** Given records **
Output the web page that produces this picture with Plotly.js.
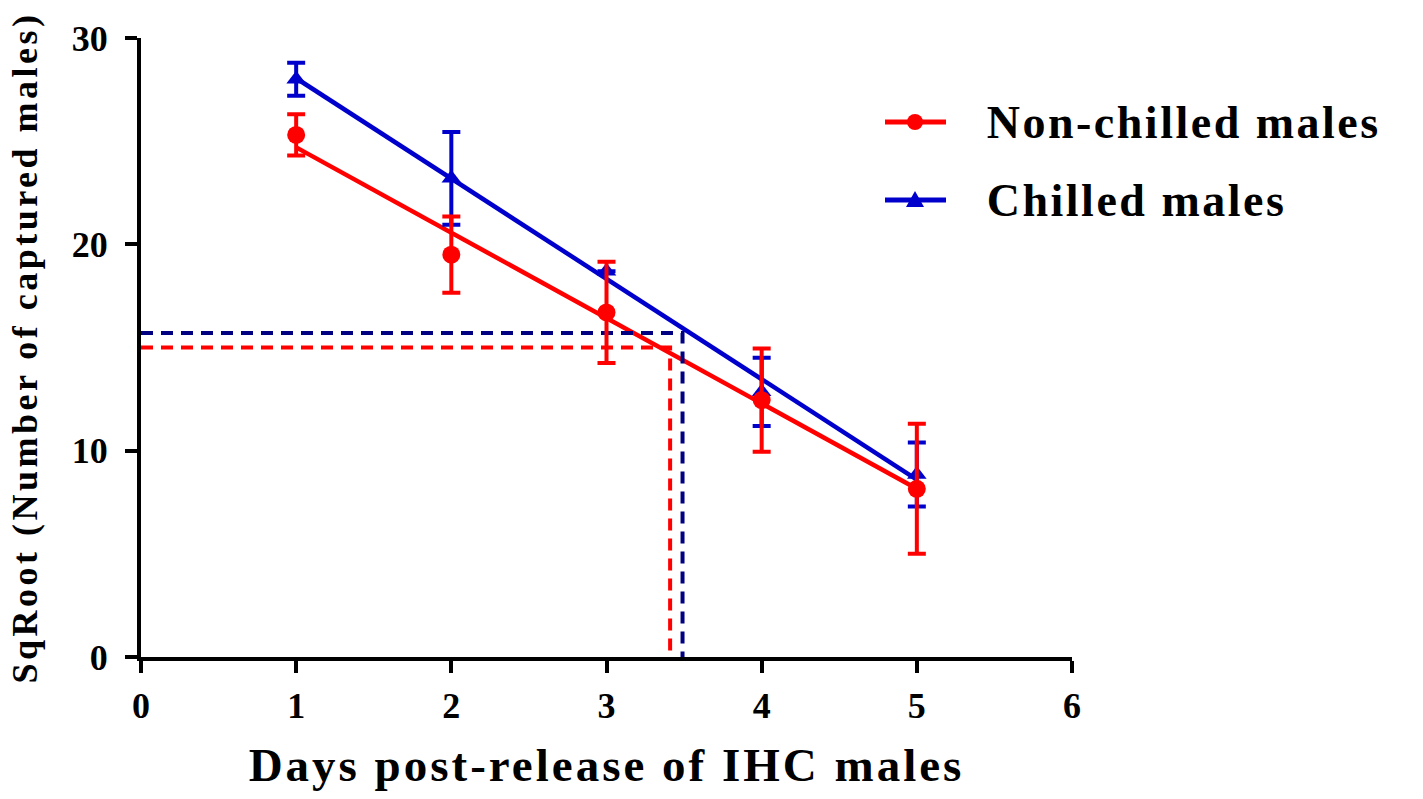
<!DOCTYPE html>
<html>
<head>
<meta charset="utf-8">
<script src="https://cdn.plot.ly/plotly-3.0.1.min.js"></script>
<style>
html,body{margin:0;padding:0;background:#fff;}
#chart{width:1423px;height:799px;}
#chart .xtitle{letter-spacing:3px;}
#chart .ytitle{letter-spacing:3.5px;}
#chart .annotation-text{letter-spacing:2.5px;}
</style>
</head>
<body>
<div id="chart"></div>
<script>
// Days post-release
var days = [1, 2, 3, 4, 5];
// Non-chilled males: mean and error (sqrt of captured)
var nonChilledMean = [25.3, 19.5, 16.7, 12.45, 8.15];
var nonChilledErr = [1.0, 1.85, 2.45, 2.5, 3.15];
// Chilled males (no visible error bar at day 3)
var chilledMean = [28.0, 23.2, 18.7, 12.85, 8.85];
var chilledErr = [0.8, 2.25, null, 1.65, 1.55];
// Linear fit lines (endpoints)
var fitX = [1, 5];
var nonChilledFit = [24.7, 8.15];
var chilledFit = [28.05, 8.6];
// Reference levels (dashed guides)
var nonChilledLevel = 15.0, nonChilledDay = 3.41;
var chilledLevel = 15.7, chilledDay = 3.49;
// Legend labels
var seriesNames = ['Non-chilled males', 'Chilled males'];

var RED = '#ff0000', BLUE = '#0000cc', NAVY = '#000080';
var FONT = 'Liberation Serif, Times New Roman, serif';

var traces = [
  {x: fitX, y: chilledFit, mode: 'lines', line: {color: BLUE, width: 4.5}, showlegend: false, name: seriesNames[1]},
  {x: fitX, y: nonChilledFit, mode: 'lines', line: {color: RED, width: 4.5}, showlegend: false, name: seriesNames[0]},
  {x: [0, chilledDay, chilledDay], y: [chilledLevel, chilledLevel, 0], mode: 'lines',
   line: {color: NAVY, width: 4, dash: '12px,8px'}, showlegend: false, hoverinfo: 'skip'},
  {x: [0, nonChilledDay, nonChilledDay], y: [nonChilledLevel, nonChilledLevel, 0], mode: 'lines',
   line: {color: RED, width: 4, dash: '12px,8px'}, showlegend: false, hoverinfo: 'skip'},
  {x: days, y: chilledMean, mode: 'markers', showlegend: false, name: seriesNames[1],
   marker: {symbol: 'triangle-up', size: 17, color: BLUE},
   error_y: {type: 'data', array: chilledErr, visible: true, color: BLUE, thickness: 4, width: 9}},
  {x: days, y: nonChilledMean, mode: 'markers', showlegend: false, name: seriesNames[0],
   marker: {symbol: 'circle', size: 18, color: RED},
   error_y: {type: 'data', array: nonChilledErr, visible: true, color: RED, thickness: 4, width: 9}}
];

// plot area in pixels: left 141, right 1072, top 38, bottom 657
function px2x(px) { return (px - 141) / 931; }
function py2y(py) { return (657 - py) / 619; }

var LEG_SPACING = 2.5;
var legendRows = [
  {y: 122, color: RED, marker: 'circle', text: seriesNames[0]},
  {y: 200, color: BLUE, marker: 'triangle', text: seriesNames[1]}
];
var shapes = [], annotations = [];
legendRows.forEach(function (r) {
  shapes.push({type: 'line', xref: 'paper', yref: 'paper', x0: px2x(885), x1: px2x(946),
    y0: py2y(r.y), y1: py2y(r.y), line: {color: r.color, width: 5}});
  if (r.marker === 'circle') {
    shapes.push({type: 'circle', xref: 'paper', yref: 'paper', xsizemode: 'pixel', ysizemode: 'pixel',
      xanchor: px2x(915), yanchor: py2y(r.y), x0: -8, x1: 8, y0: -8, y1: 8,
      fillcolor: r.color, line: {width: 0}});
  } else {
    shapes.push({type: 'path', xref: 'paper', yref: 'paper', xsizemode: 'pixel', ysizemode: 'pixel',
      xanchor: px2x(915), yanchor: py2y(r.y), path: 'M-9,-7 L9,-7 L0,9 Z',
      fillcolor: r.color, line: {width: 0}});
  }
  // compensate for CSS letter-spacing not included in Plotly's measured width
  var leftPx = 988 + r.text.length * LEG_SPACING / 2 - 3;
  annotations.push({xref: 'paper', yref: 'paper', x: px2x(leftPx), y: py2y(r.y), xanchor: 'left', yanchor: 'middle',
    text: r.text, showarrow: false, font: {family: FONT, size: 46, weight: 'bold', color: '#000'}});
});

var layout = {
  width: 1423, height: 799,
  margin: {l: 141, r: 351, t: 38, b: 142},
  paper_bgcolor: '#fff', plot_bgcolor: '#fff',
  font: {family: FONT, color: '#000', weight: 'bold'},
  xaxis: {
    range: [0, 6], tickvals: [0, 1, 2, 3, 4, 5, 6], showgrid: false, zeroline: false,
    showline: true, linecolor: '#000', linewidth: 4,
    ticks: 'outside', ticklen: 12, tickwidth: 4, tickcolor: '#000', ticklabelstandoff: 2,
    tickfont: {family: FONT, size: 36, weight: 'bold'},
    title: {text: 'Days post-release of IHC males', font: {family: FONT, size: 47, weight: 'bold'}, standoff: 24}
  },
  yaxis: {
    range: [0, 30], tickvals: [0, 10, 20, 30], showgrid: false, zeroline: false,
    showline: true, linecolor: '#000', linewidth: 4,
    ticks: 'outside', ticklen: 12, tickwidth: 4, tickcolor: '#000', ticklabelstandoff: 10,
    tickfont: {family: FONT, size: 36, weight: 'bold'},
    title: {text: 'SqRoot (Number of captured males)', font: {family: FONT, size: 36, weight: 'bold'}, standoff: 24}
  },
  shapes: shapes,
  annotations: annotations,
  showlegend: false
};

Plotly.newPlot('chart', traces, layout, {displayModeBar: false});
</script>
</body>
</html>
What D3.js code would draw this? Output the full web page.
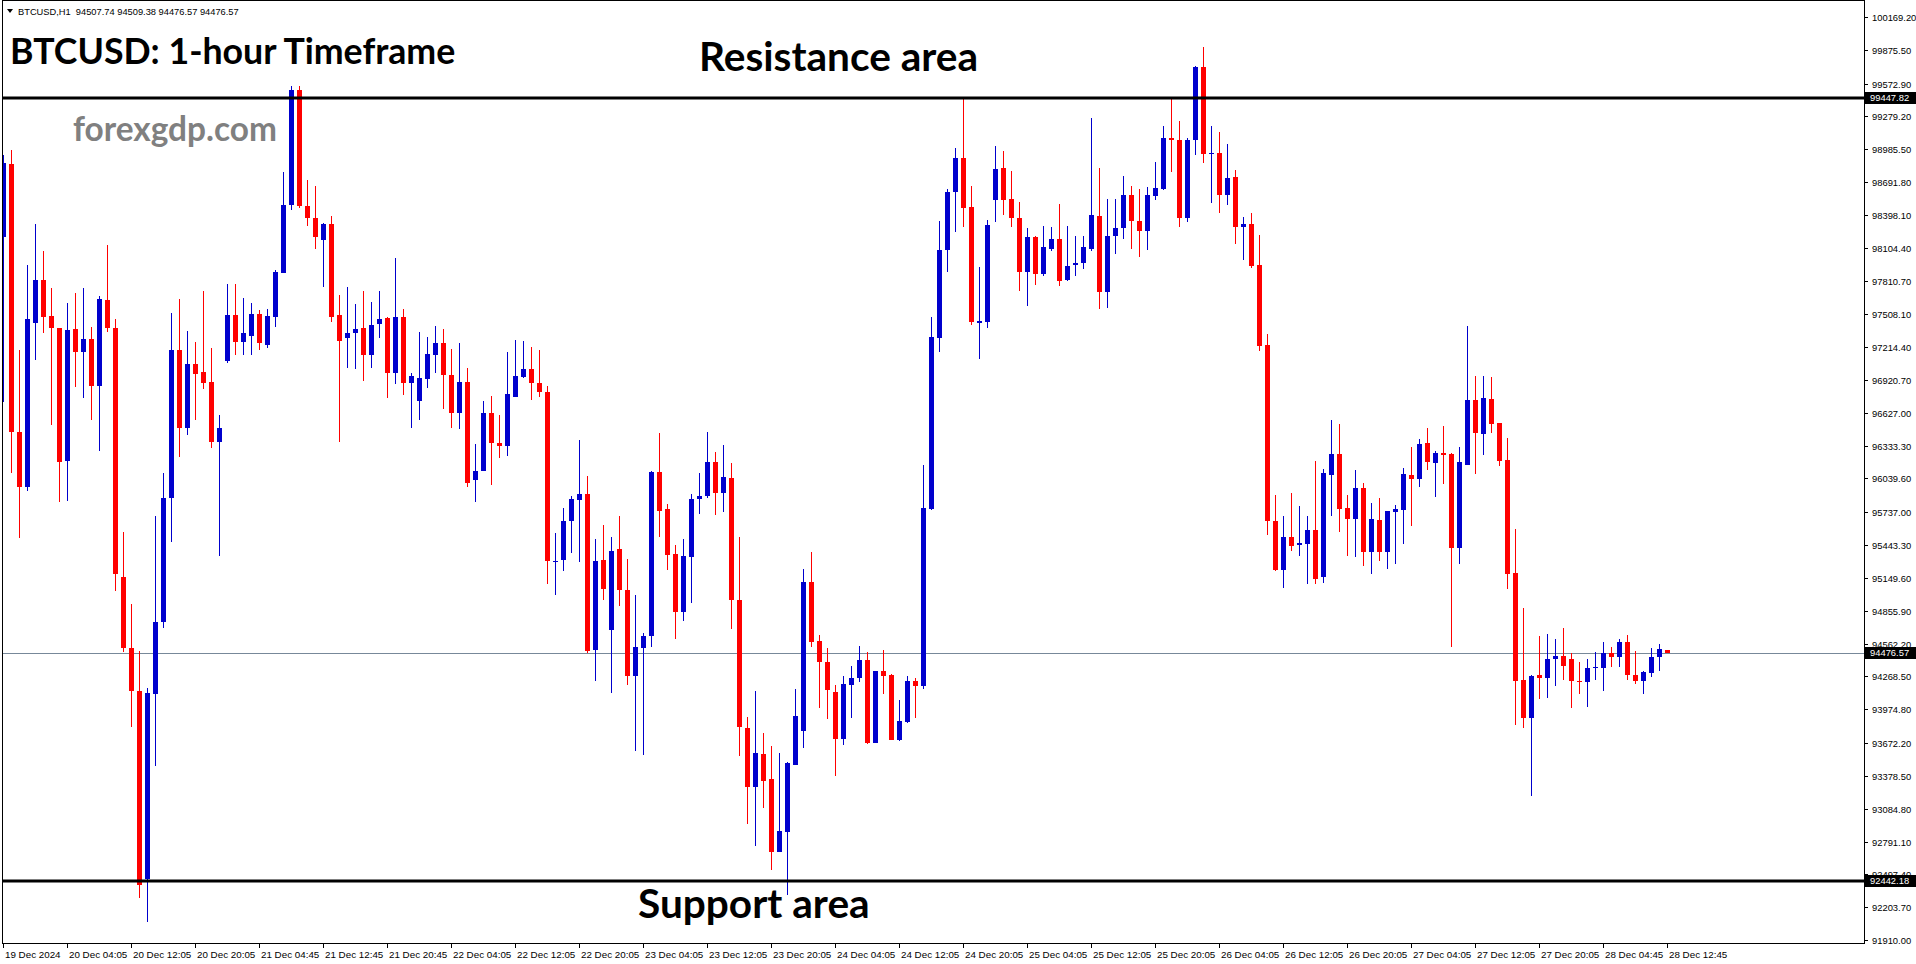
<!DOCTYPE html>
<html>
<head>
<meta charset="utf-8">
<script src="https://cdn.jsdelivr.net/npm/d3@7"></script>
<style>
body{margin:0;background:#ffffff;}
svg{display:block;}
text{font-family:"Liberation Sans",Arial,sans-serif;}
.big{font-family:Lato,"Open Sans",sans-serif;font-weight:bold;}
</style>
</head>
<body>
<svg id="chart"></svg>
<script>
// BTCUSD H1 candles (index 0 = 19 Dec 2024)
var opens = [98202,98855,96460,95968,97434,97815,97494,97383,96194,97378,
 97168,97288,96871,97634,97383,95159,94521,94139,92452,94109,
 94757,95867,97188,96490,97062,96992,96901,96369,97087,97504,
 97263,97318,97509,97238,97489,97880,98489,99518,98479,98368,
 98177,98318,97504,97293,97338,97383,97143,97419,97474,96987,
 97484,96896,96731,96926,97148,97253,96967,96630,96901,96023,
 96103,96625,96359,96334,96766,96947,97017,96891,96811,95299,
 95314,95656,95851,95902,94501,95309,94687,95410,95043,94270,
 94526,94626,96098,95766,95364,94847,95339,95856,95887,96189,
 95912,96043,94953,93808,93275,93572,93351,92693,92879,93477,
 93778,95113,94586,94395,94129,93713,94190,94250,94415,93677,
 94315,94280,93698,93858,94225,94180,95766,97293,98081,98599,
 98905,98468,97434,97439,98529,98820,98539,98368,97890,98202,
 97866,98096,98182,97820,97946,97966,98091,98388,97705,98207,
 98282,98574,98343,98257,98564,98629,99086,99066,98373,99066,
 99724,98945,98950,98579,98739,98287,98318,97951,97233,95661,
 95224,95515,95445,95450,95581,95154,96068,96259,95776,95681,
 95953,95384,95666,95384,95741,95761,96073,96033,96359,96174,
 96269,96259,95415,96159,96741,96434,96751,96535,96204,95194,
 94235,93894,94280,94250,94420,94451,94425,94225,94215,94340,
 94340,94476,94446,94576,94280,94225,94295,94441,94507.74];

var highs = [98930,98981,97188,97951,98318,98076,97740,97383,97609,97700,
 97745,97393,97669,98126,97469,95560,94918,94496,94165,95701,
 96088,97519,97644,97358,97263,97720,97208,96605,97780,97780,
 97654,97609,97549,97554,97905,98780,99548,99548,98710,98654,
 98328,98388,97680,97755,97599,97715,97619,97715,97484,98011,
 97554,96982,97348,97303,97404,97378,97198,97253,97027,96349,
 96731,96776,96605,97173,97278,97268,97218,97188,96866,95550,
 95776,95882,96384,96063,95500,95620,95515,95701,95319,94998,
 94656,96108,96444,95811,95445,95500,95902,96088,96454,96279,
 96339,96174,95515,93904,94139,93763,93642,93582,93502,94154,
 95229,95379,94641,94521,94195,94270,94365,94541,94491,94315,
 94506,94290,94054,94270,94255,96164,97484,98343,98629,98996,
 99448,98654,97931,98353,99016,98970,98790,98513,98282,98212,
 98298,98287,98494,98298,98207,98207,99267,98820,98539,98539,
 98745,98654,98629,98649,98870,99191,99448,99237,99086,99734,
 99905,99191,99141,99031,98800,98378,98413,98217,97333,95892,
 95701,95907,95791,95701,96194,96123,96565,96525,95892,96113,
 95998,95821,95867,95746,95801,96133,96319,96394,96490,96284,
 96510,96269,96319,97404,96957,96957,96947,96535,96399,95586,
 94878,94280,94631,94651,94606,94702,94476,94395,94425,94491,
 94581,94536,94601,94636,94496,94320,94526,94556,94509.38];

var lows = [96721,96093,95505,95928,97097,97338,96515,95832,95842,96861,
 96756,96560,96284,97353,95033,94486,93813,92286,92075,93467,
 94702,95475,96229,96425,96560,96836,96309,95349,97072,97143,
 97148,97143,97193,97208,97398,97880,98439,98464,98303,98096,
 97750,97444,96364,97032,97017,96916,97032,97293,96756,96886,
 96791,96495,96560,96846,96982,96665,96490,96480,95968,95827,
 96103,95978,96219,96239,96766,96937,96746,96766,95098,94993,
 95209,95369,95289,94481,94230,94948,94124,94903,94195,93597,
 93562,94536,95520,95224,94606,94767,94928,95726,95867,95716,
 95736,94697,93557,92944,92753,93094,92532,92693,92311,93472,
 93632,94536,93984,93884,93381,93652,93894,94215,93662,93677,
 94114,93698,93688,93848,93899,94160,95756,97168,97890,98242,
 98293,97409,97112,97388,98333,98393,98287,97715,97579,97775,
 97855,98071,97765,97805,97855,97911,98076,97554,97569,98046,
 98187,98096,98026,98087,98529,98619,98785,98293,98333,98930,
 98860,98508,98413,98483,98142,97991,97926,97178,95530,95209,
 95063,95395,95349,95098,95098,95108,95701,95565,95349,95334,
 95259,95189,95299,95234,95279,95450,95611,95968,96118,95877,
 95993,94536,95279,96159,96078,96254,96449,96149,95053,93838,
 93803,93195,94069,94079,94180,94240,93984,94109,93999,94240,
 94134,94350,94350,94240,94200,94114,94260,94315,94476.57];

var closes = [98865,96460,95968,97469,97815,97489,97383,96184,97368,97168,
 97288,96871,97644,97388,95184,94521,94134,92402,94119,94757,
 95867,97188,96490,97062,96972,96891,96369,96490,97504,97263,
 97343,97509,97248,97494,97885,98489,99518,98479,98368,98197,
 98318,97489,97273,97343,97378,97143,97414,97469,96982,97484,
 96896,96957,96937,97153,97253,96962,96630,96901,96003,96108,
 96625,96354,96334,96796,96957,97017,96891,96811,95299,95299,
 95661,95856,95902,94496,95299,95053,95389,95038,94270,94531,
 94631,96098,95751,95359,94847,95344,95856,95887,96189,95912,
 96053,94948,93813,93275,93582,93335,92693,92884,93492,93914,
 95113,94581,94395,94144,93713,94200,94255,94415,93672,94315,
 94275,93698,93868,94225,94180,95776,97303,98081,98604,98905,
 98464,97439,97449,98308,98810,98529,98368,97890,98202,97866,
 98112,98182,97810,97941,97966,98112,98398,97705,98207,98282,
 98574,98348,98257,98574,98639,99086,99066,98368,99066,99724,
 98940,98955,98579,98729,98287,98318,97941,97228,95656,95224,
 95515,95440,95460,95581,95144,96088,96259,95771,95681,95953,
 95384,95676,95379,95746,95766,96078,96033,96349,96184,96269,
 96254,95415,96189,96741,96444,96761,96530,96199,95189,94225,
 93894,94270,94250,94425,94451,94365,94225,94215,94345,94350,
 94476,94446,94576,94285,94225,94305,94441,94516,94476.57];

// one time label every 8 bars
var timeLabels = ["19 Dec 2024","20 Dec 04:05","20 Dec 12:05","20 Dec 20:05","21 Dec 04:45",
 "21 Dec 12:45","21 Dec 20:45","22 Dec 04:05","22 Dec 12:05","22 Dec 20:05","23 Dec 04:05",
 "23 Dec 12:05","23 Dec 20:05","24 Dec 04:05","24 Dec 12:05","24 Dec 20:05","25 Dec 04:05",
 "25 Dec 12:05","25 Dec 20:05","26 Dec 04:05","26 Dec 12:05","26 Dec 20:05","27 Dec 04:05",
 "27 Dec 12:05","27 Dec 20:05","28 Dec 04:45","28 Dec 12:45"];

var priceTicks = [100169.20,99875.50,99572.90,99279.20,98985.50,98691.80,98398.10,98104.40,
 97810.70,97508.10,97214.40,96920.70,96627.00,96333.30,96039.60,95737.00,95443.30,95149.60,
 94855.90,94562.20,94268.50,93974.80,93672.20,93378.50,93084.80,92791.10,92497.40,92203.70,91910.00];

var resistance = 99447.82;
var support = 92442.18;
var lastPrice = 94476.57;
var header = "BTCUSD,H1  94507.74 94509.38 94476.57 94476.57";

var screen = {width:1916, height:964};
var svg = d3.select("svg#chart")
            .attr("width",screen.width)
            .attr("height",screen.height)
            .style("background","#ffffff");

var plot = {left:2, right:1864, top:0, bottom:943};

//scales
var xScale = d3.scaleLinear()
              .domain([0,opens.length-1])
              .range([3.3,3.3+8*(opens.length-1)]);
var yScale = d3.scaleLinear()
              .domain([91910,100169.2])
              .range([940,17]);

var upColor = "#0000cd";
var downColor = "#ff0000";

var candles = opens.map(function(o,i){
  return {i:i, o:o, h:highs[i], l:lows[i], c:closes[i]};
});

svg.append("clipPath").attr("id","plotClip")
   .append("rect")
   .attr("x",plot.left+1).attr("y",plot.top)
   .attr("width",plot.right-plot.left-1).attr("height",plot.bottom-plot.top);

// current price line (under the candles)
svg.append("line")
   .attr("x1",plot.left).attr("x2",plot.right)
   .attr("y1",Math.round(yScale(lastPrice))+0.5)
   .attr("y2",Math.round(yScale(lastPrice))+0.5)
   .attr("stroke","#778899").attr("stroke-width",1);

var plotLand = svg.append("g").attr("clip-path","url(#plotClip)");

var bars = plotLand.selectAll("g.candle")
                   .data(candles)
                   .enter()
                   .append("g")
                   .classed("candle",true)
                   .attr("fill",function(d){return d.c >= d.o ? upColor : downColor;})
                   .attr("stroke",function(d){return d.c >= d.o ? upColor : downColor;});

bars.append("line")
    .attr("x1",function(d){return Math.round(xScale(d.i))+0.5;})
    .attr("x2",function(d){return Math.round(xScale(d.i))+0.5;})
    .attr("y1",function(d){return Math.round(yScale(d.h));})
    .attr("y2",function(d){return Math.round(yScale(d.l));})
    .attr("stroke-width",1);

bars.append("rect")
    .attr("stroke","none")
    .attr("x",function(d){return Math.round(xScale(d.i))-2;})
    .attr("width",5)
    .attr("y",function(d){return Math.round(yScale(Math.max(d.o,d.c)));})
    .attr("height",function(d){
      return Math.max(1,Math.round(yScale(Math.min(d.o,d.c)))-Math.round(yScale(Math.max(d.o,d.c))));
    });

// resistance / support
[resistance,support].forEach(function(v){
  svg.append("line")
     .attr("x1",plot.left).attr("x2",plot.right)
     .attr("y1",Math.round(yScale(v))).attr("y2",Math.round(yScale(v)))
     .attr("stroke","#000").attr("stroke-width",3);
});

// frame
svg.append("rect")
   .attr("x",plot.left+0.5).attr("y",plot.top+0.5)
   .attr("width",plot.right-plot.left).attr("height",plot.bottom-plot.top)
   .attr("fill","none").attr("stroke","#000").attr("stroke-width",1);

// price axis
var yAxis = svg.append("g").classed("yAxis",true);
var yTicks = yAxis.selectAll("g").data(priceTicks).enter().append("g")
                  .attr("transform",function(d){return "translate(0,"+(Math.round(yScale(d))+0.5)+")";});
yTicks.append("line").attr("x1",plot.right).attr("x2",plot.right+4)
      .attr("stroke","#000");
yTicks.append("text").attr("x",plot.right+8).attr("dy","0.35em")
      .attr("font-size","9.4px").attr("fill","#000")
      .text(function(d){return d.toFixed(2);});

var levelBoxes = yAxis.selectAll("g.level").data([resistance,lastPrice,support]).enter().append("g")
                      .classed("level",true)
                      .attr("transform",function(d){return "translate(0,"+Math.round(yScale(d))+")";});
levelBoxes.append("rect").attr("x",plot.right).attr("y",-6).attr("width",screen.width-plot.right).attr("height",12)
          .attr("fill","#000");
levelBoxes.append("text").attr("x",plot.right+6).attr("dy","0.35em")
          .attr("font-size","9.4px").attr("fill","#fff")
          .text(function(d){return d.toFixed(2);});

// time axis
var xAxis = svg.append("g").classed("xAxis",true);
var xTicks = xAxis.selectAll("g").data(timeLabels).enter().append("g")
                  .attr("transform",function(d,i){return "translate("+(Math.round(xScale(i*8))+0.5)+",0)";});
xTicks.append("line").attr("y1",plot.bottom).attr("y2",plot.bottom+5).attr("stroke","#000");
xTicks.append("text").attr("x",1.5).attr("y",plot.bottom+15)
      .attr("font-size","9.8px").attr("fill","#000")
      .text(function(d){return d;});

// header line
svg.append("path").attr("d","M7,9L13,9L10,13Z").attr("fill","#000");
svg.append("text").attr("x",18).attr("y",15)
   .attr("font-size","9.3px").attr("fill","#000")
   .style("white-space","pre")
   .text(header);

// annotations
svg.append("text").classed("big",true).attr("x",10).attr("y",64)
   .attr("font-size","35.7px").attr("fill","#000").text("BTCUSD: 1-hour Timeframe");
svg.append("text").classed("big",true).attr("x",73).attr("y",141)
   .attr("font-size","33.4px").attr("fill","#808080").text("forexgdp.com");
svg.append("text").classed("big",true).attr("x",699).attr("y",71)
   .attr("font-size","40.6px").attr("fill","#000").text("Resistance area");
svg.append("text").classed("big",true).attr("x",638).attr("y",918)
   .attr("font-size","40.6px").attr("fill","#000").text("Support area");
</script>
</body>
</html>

** Short exercise **
Between the line with "What D3.js code" and the line with "94340,94476,94446,94576,94280,94225,94295,94441,94507.74];", ends included, lies the span to copy exactly; copy nothing else and leave out the pictures.

** Result of the exercise **
What D3.js code would draw this? Output the full web page.
<!DOCTYPE html>
<html>
<head>
<meta charset="utf-8">
<script src="https://cdn.jsdelivr.net/npm/d3@7"></script>
<style>
body{margin:0;background:#ffffff;}
svg{display:block;}
text{font-family:"Liberation Sans",Arial,sans-serif;}
.big{font-family:Lato,"Open Sans",sans-serif;font-weight:bold;}
</style>
</head>
<body>
<svg id="chart"></svg>
<script>
// BTCUSD H1 candles (index 0 = 19 Dec 2024)
var opens = [98202,98855,96460,95968,97434,97815,97494,97383,96194,97378,
 97168,97288,96871,97634,97383,95159,94521,94139,92452,94109,
 94757,95867,97188,96490,97062,96992,96901,96369,97087,97504,
 97263,97318,97509,97238,97489,97880,98489,99518,98479,98368,
 98177,98318,97504,97293,97338,97383,97143,97419,97474,96987,
 97484,96896,96731,96926,97148,97253,96967,96630,96901,96023,
 96103,96625,96359,96334,96766,96947,97017,96891,96811,95299,
 95314,95656,95851,95902,94501,95309,94687,95410,95043,94270,
 94526,94626,96098,95766,95364,94847,95339,95856,95887,96189,
 95912,96043,94953,93808,93275,93572,93351,92693,92879,93477,
 93778,95113,94586,94395,94129,93713,94190,94250,94415,93677,
 94315,94280,93698,93858,94225,94180,95766,97293,98081,98599,
 98905,98468,97434,97439,98529,98820,98539,98368,97890,98202,
 97866,98096,98182,97820,97946,97966,98091,98388,97705,98207,
 98282,98574,98343,98257,98564,98629,99086,99066,98373,99066,
 99724,98945,98950,98579,98739,98287,98318,97951,97233,95661,
 95224,95515,95445,95450,95581,95154,96068,96259,95776,95681,
 95953,95384,95666,95384,95741,95761,96073,96033,96359,96174,
 96269,96259,95415,96159,96741,96434,96751,96535,96204,95194,
 94235,93894,94280,94250,94420,94451,94425,94225,94215,94340,
 94340,94476,94446,94576,94280,94225,94295,94441,94507.74];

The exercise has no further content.